In March 2020, the FASB issued ASU No. 2020-04 Reference Rate Reform (Topic 848): Facilitation of the Effects of Reference Rate Reform on Financial Reporting that provides optional expedients for a limited period of time for accounting for contracts, hedging relationships, and other transactions affected by the London Interbank Offered Rate (LIBOR) or other reference rates expected to be discontinued. These optional expedients can be applied from March 2020 through December 31, 2022. Arrangements that were entered into during the nine months ended August 31, 2022, including our new revolving credit facility expiring in July 2023 and cross-currency interest rate swaps expiring in April 2030, no longer use LIBOR as a reference rate. However, LIBOR continues to be the reference rate for our variable rate debt, including our revolving credit facility expiring in July 2026, interest rate swaps, and the cross-currency interest rate swaps expiring in August 2027. The phase out of LIBOR reference rates will occur at different dates and began on January 1, 2022. Our adoption of this new standard occurred during the three months ended February 28, 2022, in conjunction with the first phase-out of a LIBOR reference rate. There was no material impact to our consolidated financial statements during the nine months ended August 31, 2022, nor do we expect the adoption of this standard to have a material impact on our consolidated financial statements during the LIBOR transition period.

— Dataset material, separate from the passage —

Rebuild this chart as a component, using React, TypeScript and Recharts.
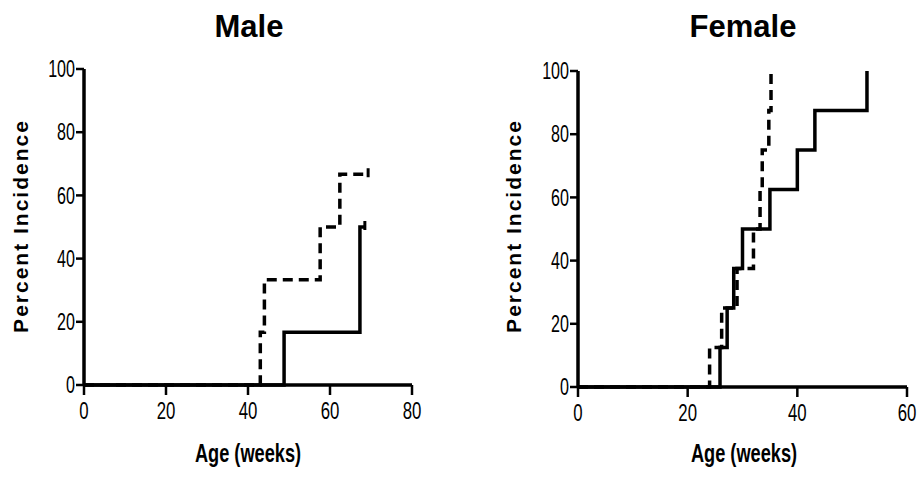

Recently Issued Accounting Pronouncements — Pending Adoption
In September 2022, the FASB issued ASU No. 2022-04: Liabilities - Supplier Finance Programs (Topic 450-50): Disclosure of Supplier Finance Program Obligations that requires entities that use supplier finance programs in connection with the purchase of goods and services to disclose the key terms of the programs and information about obligations outstanding at the end of the reporting period, including a rollforward of those obligations. The guidance does not affect the recognition, measurement or financial statement presentation of supplier finance program obligations. The new standard’s requirements to disclose the key terms of the programs and information about obligations outstanding are effective for all interim and annual periods of our fiscal year ending November 30, 2024. The new standard’s requirement to disclose a rollforward of obligations outstanding will be effective for our fiscal year ending November 30, 2025. Early adoption is permitted. We are currently evaluating the impact that this new guidance will have on our consolidated financial statements.